» **Your task**
Of the lines in the data below, count the ones holding the string "this", and answer with that number only.

━━━━━━━━

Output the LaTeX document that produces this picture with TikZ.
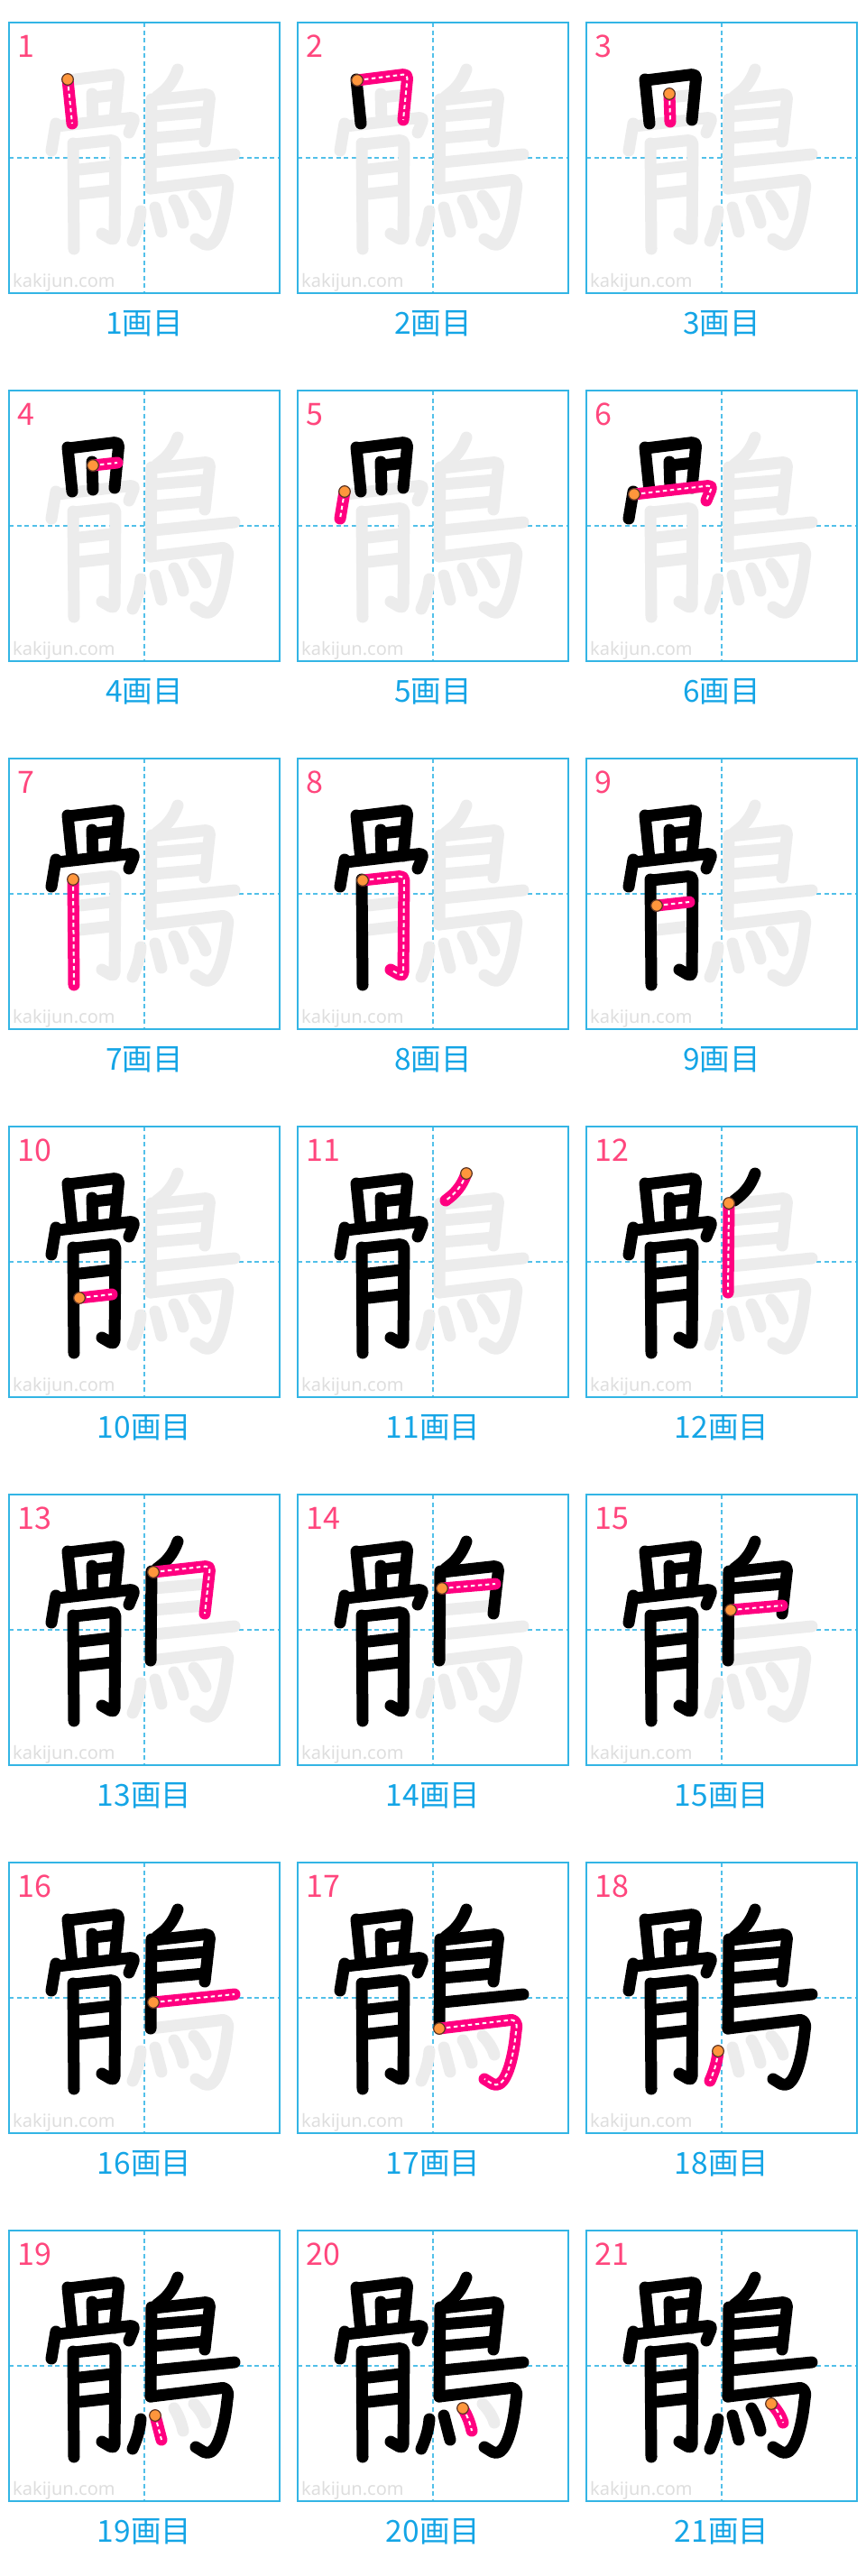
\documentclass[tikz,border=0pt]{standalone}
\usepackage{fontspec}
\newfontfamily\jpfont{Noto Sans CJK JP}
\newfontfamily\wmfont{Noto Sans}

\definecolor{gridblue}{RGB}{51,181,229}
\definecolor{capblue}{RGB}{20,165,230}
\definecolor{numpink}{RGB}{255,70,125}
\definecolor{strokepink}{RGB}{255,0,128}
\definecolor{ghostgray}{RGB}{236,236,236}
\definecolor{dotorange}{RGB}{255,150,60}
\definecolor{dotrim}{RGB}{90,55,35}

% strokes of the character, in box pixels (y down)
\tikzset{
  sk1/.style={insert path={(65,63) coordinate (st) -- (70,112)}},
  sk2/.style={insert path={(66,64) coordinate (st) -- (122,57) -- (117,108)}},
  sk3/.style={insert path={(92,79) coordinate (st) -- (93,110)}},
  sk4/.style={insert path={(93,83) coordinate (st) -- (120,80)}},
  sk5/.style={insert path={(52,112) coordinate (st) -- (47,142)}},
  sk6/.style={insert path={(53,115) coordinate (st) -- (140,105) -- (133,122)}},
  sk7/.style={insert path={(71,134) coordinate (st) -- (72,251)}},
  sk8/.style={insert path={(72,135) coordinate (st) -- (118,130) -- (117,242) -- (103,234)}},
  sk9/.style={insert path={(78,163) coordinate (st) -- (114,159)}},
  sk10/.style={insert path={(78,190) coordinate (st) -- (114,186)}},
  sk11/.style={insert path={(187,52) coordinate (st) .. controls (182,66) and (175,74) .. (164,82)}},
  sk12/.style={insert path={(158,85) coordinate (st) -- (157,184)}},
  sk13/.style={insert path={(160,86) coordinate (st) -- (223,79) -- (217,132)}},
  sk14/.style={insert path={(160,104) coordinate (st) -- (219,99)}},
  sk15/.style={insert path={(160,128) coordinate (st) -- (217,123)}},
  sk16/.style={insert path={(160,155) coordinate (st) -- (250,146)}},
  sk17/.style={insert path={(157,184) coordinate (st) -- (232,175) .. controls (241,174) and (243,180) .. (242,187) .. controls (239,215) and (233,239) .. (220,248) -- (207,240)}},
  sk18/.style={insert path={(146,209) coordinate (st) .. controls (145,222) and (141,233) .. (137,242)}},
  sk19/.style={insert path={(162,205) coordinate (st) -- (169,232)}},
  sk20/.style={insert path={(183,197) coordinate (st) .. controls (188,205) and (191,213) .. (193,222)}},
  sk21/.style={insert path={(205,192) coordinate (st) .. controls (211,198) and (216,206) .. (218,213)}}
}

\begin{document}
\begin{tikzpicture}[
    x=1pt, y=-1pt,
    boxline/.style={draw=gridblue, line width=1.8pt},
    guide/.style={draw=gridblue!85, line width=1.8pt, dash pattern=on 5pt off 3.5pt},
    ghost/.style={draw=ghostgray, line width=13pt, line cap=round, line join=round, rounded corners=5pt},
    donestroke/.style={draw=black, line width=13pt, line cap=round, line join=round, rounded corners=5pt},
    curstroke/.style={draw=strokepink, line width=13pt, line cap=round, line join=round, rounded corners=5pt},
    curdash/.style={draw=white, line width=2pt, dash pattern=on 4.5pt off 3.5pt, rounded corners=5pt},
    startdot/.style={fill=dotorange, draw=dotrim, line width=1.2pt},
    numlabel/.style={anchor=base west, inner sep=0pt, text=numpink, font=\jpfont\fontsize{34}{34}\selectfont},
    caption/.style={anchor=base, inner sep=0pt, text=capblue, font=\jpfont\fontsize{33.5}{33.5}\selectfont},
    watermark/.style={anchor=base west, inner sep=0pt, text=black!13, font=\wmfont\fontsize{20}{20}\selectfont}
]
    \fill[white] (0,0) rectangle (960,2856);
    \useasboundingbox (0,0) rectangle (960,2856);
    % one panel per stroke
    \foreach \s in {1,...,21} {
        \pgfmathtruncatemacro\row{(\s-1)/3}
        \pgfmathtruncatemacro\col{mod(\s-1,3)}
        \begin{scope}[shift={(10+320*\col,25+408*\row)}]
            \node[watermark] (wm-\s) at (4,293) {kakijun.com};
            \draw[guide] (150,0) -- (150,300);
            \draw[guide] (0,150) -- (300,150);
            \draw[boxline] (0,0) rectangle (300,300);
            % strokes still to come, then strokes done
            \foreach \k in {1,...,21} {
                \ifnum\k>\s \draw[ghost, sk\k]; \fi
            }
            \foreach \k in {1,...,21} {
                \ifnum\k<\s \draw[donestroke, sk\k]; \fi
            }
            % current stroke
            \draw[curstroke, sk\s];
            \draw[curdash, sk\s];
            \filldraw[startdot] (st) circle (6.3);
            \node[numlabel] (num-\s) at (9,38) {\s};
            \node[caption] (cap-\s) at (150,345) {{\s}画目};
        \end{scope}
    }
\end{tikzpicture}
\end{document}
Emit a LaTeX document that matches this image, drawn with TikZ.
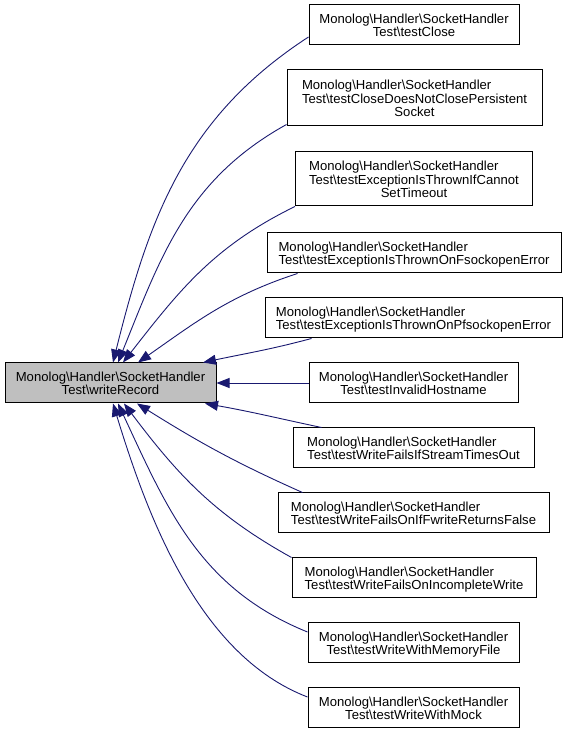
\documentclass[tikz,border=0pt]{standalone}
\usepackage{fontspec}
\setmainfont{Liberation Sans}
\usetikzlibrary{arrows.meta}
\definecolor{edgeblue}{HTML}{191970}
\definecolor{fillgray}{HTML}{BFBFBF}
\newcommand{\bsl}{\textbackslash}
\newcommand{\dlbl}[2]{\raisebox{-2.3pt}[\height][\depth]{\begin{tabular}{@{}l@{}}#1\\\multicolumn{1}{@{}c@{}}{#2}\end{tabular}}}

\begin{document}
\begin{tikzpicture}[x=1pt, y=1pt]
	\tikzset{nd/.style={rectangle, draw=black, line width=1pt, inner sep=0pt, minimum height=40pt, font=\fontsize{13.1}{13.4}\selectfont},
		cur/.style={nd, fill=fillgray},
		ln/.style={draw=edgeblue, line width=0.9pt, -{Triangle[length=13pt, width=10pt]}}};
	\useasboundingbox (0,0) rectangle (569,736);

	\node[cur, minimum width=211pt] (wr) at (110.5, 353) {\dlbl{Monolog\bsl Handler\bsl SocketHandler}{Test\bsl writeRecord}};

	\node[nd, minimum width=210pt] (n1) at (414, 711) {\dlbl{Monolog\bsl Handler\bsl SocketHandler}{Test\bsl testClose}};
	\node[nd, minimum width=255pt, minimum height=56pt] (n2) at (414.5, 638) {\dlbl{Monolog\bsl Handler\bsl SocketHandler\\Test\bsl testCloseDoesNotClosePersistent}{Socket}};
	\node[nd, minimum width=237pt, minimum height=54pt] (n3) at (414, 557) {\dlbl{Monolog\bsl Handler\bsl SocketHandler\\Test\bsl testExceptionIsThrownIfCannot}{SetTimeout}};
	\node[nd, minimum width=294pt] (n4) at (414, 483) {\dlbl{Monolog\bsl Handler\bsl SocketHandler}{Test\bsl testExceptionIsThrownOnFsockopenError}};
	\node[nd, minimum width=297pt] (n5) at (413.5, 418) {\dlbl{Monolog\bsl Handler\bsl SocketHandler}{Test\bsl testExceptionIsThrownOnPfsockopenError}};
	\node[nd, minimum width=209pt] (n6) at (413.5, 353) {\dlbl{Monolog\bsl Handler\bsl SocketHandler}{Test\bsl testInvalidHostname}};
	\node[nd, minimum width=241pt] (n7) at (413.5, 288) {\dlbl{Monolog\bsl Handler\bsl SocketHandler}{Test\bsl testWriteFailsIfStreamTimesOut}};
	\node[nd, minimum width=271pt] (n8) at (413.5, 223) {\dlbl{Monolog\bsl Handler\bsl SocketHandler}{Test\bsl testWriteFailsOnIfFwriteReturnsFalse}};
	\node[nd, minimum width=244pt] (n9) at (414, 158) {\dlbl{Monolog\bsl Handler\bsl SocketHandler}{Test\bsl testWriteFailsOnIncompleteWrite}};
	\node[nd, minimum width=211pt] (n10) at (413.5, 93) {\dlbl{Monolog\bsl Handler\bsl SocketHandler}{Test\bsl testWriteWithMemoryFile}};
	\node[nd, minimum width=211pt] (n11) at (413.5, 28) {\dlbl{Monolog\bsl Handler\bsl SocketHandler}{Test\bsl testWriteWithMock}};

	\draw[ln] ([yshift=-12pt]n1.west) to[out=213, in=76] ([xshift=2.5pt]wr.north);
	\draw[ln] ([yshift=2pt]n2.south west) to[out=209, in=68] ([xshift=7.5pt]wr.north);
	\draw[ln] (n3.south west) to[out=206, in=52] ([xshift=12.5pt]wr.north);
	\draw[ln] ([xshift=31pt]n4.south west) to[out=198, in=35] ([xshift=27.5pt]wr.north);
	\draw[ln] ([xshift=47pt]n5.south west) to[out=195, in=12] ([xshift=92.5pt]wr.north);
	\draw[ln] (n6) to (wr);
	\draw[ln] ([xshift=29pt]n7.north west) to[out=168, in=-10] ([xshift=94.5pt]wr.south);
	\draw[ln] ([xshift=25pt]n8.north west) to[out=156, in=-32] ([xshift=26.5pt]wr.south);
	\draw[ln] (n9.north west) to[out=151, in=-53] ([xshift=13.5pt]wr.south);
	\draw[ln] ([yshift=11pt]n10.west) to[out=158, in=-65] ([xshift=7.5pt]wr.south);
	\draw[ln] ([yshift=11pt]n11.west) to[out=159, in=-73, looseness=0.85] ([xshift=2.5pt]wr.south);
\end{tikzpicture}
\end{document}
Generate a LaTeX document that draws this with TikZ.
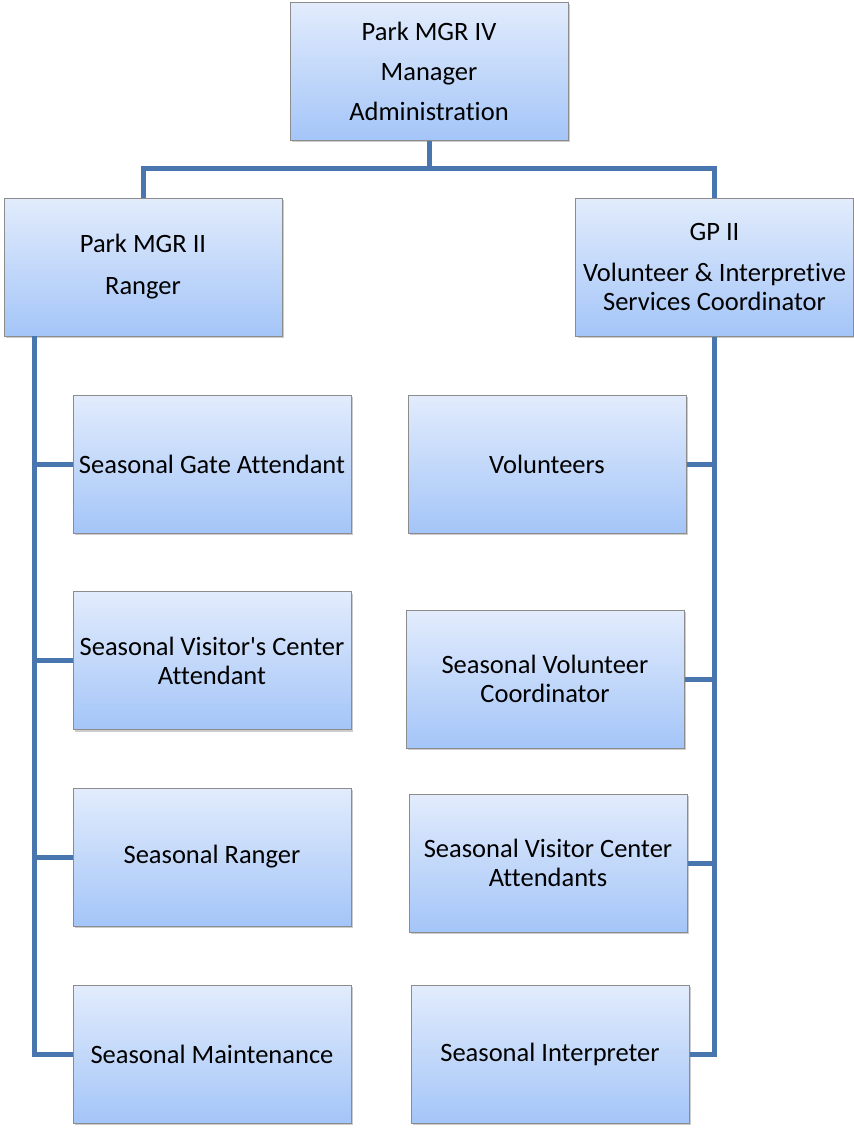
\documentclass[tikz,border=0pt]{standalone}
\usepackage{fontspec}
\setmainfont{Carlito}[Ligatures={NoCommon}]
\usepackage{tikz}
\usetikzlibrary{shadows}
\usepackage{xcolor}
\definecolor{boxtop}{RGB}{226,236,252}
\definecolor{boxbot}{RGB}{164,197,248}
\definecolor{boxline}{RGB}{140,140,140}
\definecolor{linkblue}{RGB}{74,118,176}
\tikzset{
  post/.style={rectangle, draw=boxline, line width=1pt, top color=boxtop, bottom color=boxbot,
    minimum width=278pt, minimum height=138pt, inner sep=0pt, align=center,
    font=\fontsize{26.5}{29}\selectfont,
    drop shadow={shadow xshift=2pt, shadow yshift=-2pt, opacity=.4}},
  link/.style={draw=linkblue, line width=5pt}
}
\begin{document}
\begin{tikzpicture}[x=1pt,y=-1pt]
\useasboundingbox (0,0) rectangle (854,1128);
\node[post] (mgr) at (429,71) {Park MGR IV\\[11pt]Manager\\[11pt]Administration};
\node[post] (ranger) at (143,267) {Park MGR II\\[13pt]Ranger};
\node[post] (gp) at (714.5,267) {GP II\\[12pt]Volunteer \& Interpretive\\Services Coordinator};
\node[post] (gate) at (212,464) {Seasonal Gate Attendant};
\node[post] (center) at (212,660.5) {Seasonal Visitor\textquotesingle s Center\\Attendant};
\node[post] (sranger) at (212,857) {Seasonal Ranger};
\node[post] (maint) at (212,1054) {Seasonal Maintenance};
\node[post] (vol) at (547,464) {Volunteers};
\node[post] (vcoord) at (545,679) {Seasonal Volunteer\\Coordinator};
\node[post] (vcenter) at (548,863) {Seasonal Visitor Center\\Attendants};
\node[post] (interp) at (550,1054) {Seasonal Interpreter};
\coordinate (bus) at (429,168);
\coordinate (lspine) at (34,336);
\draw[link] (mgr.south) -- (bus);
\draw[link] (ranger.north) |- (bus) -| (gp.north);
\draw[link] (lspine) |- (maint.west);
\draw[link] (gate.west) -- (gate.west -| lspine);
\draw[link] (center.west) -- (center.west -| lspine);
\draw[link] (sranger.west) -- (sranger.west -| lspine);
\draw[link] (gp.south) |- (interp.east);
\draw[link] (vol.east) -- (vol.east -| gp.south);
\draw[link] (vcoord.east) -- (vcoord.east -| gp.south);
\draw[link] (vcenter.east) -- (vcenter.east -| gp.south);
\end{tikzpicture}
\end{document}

━━━━━━━━

» **Solution to the exercise**
3